From: Damien Broderick (damienb@unimelb.edu.au)
Date: Mon May 05 2003 - 22:42:46 MDT
At 06:41 PM 5/5/03 +0200, Anders wrote:
>(some comments at http://www.nature.com/nsu/020812/020812-2.html)
which ends:
< But Susskind's team show that the anthropic principle won't help, because
a vast number of Universes would permit life and yet look quite different
from this one. All of these habitable Universes would result from
'miraculous' statistical events. But there are so many of them that they
would vastly overwhelm a cosmos like ours. Even if 'something' had set the
peculiar initial conditions of our Universe, this would only apply for its
first run. Subsequent recurrences would produce a quite different Universe.

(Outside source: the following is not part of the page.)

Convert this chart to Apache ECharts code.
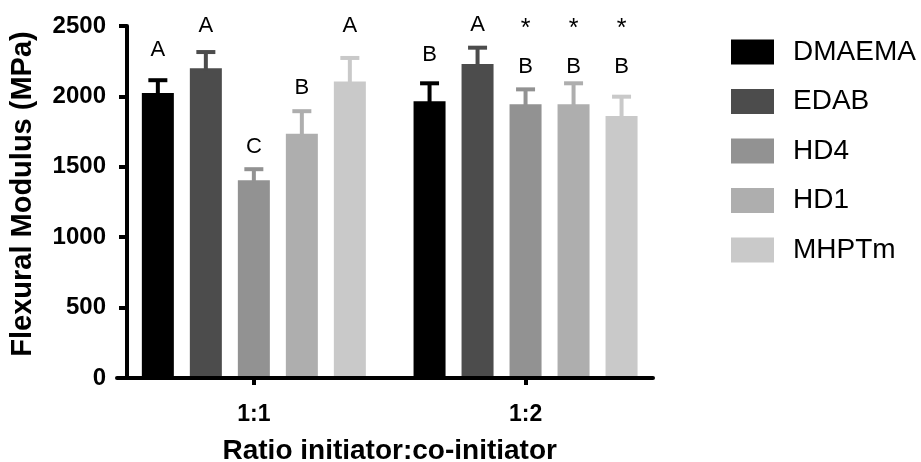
<!DOCTYPE html>
<html>
<head>
<meta charset="utf-8">
<script src="https://cdn.jsdelivr.net/npm/echarts@6/dist/echarts.min.js"></script>
<style>html,body{margin:0;padding:0;background:#fff}#c{width:921px;height:462px}</style>
</head>
<body>
<div id="c"></div>
<script>
const categories = ['1:1', '1:2'];
const seriesNames = ['DMAEMA', 'EDAB', 'HD4', 'HD1', 'MHPTm'];
const yTicks = [0, 500, 1000, 1500, 2000, 2500];

// mean flexural modulus (MPa)
const meanDMAEMA = [2025, 1965];
const meanEDAB   = [2200, 2230];
const meanHD4    = [1405, 1945];
const meanHD1    = [1735, 1945];
const meanMHPTm  = [2105, 1860];

// standard deviation (upper error bar, MPa)
const sdDMAEMA = [90, 128];
const sdEDAB   = [115, 116];
const sdHD4    = [78, 105];
const sdHD1    = [160, 148];
const sdMHPTm  = [168, 138];

// statistical letters and the level (MPa) at which they are written
const letDMAEMA = ['A', 'B'];
const letEDAB   = ['A', 'A'];
const letHD4    = ['C', 'B'];
const letHD1    = ['B', 'B'];
const letMHPTm  = ['A', 'B'];
const lvlDMAEMA = [2330, 2294];
const lvlEDAB   = [2500, 2507];
const lvlHD4    = [1640, 2210];
const lvlHD1    = [2060, 2210];
const lvlMHPTm  = [2500, 2210];

// asterisks (group 1:2 only)
const starMarks = [['', '', '', '', ''], ['', '', '*', '*', '*']];
const starLevel = 2481;

const means = [meanDMAEMA, meanEDAB, meanHD4, meanHD1, meanMHPTm];
const sds = [sdDMAEMA, sdEDAB, sdHD4, sdHD1, sdMHPTm];
const lets = [letDMAEMA, letEDAB, letHD4, letHD1, letMHPTm];
const lvls = [lvlDMAEMA, lvlEDAB, lvlHD4, lvlHD1, lvlMHPTm];

const colors = ['#000000', '#4c4c4c', '#929292', '#aeaeae', '#c9c9c9'];
const FONT = "'Liberation Sans', Arial, Helvetica, sans-serif";
const BAR_W = 32, GAP_RATIO = 0.5;
const PITCH = BAR_W * (1 + GAP_RATIO);

const errData = [];
const textData = [];
const textStr = [];
const textSize = [];
for (let s = 0; s < seriesNames.length; s++) {
  for (let c = 0; c < categories.length; c++) {
    errData.push([c, means[s][c], sds[s][c], s]);
    textData.push([c, lvls[s][c], s]);
    textStr.push(lets[s][c]);
    textSize.push(22);
    if (starMarks[c][s]) {
      textData.push([c, starLevel, s]);
      textStr.push(starMarks[c][s]);
      textSize.push(25);
    }
  }
}

const barSeries = seriesNames.map((n, s) => ({
  name: n, type: 'bar', xAxisIndex: 0, yAxisIndex: 0,
  data: means[s], barWidth: BAR_W, barGap: (GAP_RATIO * 100) + '%',
  itemStyle: { color: colors[s] }, z: 2
}));

const chart = echarts.init(document.getElementById('c'));
chart.setOption({
  animation: false,
  backgroundColor: '#fff',
  grid: [
    { left: 118, right: 259.6, top: 26, bottom: 84, containLabel: false, outerBoundsMode: 'none' },
    { left: 117, right: 268, top: 26, bottom: 84, containLabel: false, outerBoundsMode: 'none' }
  ],
  legend: {
    data: seriesNames, orient: 'vertical', left: 731, top: 38, padding: 0,
    itemWidth: 43, itemHeight: 25, itemGap: 21.5, icon: 'rect',
    textStyle: { fontSize: 28, fontFamily: FONT, color: '#000', padding: [0, 0, 0, 14], lineHeight: 25 }
  },
  xAxis: [
    {
      type: 'category', gridIndex: 0, data: categories,
      axisLine: { show: false },
      axisTick: { show: true, alignWithLabel: true, length: 7, lineStyle: { color: '#000', width: 4 } },
      axisLabel: { fontSize: 23, fontWeight: 'bold', fontFamily: FONT, color: '#000', margin: 25 },
      name: 'Ratio initiator:co-initiator', nameLocation: 'middle', nameGap: 59,
      nameTextStyle: { fontSize: 28, fontWeight: 'bold', fontFamily: FONT, color: '#000' }
    },
    {
      type: 'value', gridIndex: 1, min: 0, max: 1, z: 10,
      axisLine: { show: true, lineStyle: { color: '#000', width: 4 } },
      axisTick: { show: false }, axisLabel: { show: false }, splitLine: { show: false }
    }
  ],
  yAxis: [
    {
      type: 'value', gridIndex: 0, min: yTicks[0], max: yTicks[yTicks.length - 1],
      interval: yTicks[1] - yTicks[0], offset: -9, z: 10,
      axisLine: { show: true, lineStyle: { color: '#000', width: 4 } },
      axisTick: { show: true, length: 8, lineStyle: { color: '#000', width: 4 } },
      axisLabel: { fontSize: 24, fontWeight: 'bold', fontFamily: FONT, color: '#000', margin: 21,
        formatter: function (v) { return String(v); } },
      splitLine: { show: false },
      name: 'Flexural Modulus (MPa)', nameLocation: 'middle', nameRotate: 90, nameGap: 90,
      nameTextStyle: { fontSize: 29, fontWeight: 'bold', fontFamily: FONT, color: '#000', padding: [0, 0, 0, 16] }
    },
    { type: 'value', gridIndex: 1, show: false, min: 0, max: 1 }
  ],
  series: barSeries.concat([
    {
      type: 'custom', xAxisIndex: 0, yAxisIndex: 0, z: 3,
      data: errData, encode: { x: 0, y: 1 },
      renderItem: function (params, api) {
        const c = api.value(0), m = api.value(1), e = api.value(2), s = api.value(3);
        const p0 = api.coord([c, m]);
        const p1 = api.coord([c, m + e]);
        const x = p0[0] + (s - (seriesNames.length - 1) / 2) * PITCH;
        const st = { stroke: colors[s], lineWidth: 4 };
        return {
          type: 'group',
          children: [
            { type: 'line', shape: { x1: x, y1: p0[1] + 2, x2: x, y2: p1[1] }, style: st },
            { type: 'line', shape: { x1: x - 9.5, y1: p1[1], x2: x + 9.5, y2: p1[1] }, style: st }
          ]
        };
      }
    },
    {
      type: 'custom', xAxisIndex: 0, yAxisIndex: 0, z: 4,
      data: textData, encode: { x: 0, y: 1 },
      renderItem: function (params, api) {
        const c = api.value(0), l = api.value(1), s = api.value(2);
        const p = api.coord([c, l]);
        const x = p[0] + (s - (seriesNames.length - 1) / 2) * PITCH;
        return {
          type: 'text', x: x, y: p[1],
          style: {
            text: textStr[params.dataIndex], fontSize: textSize[params.dataIndex], fontFamily: FONT, fill: '#000',
            align: 'center', verticalAlign: 'middle'
          }
        };
      }
    }
  ])
});
</script>
</body>
</html>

In that case, we'd have to conclude that we are in the first unfolding of
this carefully crafted Universe. This all seems too much like special
pleading, the researchers say. >
What? What? Why should something have `set the peculiar initial conditions'
of *our* Universe? On this Poincare recurrence argument (well, it looks
awfully familiar to me, anyway), ours might well be the remixed result of
many earlier *non*-us-like universes, surely? It's *not* special pleading
for me to note that I hold the views I do and speak English because by
happenstance I was born in Australia last century, rather than two thousand
years ago. The Copernican default assumption can be taken too far,
especially when we're juggling universes.